(WHAT YOU ARE ASKED TO DO): Nothing outside the range from the line with "Write a LaTeX" to the line with "(0,0) rectangle (1056,493);" belongs in the copy, and no pictures do either; repeat that range exactly.
-- EXERCISE INPUT start --
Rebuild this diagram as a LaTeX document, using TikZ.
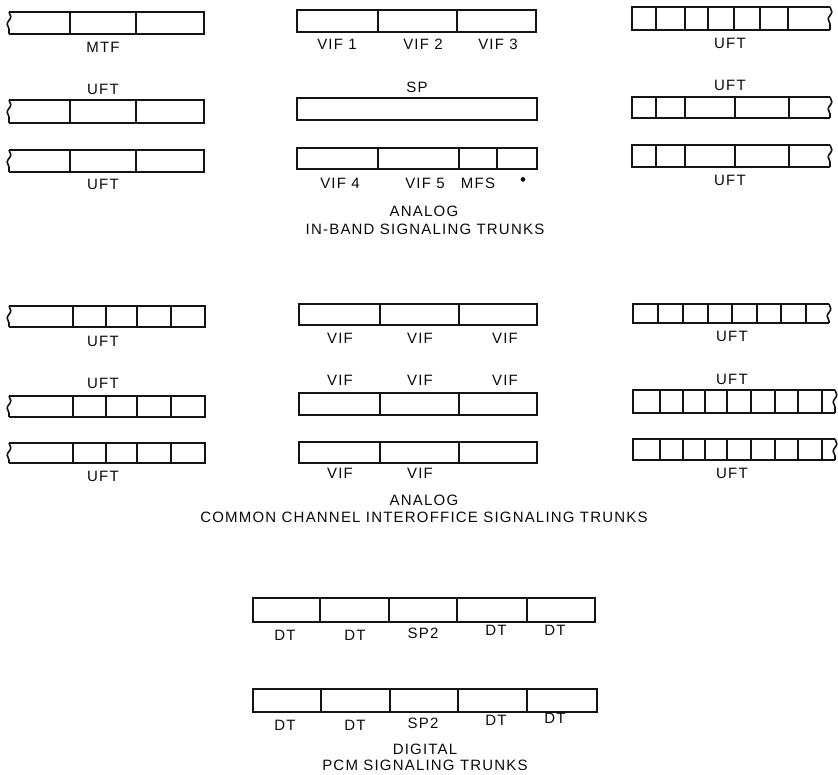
-- EXERCISE INPUT end --
-- EXERCISE INPUT start --
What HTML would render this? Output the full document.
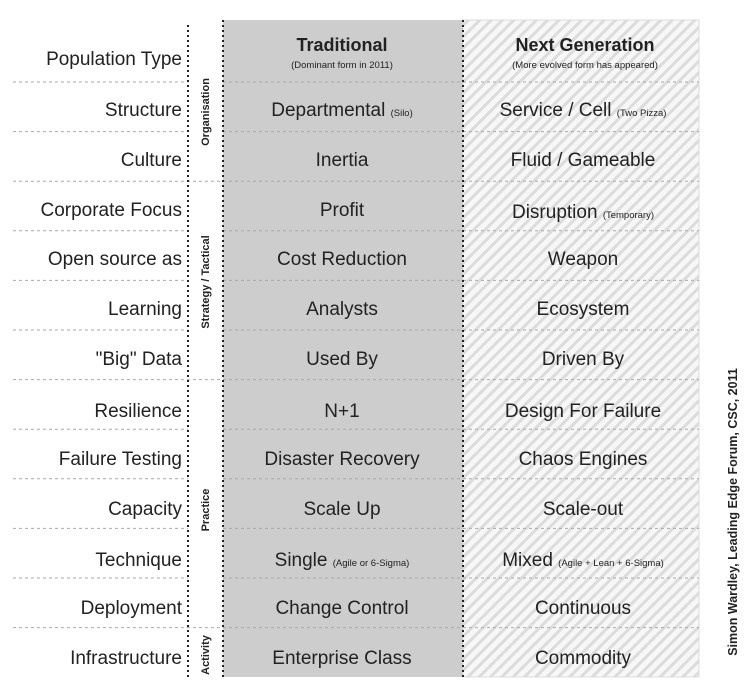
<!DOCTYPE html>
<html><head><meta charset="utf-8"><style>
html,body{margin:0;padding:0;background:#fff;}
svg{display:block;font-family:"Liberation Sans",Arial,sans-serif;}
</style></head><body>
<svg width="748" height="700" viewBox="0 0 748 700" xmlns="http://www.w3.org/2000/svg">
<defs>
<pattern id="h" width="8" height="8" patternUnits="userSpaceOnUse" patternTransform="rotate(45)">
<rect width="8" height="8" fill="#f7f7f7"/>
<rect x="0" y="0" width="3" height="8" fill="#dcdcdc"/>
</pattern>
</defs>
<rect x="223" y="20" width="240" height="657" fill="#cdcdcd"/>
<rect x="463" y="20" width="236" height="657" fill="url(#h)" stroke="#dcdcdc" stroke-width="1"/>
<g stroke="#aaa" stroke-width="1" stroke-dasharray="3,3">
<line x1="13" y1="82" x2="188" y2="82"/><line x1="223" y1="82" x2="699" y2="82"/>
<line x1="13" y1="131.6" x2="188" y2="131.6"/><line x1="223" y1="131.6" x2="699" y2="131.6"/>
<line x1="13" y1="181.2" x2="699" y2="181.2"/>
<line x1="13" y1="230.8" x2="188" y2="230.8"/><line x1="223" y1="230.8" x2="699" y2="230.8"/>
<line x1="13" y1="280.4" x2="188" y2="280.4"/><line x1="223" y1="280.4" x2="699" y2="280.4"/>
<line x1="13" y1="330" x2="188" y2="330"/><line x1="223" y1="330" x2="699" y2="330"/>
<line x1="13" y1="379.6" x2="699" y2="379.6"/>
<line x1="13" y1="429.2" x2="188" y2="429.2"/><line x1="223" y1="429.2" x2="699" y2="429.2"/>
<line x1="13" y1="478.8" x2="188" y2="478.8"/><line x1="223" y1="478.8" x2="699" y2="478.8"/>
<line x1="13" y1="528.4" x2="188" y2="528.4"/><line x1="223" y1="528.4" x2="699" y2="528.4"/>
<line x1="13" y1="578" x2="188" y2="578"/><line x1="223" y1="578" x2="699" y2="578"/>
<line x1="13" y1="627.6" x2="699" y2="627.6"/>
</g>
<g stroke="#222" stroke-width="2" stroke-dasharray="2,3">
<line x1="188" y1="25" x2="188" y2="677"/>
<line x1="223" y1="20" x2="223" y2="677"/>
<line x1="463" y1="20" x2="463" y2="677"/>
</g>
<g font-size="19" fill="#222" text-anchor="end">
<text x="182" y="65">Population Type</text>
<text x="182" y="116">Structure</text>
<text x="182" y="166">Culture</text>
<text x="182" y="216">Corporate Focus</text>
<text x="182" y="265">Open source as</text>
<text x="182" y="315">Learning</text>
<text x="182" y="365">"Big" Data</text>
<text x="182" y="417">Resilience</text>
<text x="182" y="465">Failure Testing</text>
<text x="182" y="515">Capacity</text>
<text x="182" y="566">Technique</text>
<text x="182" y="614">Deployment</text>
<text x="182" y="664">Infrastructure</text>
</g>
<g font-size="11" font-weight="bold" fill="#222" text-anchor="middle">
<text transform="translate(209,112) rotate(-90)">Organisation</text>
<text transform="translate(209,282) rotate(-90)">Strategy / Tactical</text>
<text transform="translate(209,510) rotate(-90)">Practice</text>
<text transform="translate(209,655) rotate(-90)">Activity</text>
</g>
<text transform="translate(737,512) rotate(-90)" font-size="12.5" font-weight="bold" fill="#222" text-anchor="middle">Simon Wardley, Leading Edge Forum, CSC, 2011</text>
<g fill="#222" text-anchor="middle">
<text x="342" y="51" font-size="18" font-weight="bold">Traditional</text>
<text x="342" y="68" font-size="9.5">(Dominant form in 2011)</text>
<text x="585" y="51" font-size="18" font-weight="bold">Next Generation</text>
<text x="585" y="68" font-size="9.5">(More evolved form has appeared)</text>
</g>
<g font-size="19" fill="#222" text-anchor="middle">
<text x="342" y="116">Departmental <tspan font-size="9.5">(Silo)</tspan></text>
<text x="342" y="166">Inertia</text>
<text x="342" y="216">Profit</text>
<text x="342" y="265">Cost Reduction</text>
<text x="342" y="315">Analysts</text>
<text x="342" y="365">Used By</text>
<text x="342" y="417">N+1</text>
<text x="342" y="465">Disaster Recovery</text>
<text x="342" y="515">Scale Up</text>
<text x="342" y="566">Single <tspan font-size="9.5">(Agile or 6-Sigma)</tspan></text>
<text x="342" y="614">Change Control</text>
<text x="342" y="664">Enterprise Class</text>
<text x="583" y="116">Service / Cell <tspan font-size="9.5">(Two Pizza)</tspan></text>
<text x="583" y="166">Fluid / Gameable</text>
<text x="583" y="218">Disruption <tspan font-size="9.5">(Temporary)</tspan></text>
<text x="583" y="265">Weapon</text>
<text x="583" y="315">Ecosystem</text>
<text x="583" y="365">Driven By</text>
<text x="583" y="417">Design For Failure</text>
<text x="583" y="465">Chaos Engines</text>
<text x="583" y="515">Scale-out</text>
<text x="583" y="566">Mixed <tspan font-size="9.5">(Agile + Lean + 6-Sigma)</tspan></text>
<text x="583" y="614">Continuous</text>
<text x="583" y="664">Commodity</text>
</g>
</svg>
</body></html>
-- EXERCISE INPUT end --
-- EXERCISE INPUT start --
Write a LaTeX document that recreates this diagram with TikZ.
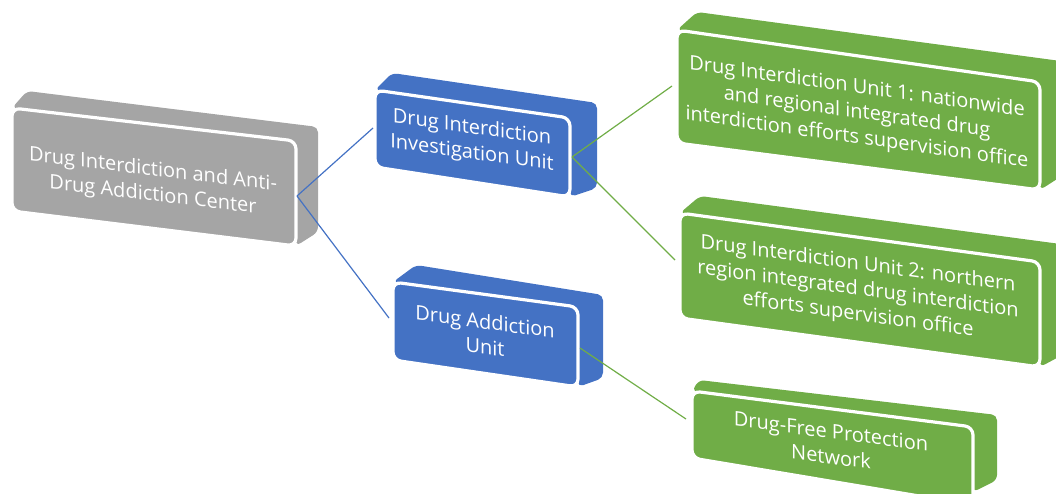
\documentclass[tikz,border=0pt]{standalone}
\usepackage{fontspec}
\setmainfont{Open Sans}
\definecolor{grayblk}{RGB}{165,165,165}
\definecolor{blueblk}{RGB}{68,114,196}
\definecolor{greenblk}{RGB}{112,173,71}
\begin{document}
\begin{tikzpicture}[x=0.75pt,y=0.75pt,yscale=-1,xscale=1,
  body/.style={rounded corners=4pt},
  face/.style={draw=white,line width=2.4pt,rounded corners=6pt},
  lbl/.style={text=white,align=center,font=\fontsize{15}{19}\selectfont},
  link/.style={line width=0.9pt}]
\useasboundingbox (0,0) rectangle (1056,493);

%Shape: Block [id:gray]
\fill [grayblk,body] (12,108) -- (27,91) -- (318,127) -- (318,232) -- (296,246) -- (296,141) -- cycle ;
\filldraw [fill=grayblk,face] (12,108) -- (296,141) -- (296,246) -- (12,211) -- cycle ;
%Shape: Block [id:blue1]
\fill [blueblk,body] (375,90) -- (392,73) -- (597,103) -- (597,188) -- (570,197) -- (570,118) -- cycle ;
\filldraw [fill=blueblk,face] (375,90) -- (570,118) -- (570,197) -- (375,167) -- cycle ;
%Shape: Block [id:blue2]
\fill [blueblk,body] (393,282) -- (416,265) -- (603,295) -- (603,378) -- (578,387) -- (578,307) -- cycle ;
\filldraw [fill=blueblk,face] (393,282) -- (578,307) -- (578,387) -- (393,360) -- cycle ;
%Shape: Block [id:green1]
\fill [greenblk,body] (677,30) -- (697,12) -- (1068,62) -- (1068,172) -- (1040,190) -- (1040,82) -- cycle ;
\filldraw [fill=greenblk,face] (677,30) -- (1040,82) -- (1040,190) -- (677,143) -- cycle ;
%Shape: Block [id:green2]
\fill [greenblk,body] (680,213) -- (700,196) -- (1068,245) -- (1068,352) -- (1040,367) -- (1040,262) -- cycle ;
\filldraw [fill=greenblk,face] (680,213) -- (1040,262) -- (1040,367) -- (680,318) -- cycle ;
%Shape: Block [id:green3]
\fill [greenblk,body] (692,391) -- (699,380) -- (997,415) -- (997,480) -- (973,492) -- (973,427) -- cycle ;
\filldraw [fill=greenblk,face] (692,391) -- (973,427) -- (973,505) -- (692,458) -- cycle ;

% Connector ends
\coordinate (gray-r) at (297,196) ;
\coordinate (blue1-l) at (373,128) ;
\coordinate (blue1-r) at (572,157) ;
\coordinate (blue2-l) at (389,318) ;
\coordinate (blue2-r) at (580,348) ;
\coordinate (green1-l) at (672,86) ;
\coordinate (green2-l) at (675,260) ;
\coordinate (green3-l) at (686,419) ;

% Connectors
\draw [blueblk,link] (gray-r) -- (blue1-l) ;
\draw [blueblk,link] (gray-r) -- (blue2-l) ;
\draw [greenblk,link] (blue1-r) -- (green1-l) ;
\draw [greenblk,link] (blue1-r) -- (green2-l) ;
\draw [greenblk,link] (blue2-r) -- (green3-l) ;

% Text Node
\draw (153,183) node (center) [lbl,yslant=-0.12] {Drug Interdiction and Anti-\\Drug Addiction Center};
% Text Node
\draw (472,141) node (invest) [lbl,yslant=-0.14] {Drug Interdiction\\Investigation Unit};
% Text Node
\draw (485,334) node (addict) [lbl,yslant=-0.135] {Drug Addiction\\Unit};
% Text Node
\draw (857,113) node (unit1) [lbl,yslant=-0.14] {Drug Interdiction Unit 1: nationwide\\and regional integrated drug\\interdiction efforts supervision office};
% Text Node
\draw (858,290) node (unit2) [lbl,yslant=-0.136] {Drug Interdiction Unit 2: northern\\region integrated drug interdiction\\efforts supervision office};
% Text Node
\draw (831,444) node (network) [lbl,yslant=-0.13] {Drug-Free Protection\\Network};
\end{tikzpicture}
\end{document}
-- EXERCISE INPUT end --
(COMPLETED TASK):
Write a LaTeX document that recreates this diagram with TikZ.
\documentclass[tikz,border=0pt]{standalone}
\usepackage{fontspec}
\setmainfont{Open Sans}
\definecolor{grayblk}{RGB}{165,165,165}
\definecolor{blueblk}{RGB}{68,114,196}
\definecolor{greenblk}{RGB}{112,173,71}
\begin{document}
\begin{tikzpicture}[x=0.75pt,y=0.75pt,yscale=-1,xscale=1,
  body/.style={rounded corners=4pt},
  face/.style={draw=white,line width=2.4pt,rounded corners=6pt},
  lbl/.style={text=white,align=center,font=\fontsize{15}{19}\selectfont},
  link/.style={line width=0.9pt}]
\useasboundingbox (0,0) rectangle (1056,493);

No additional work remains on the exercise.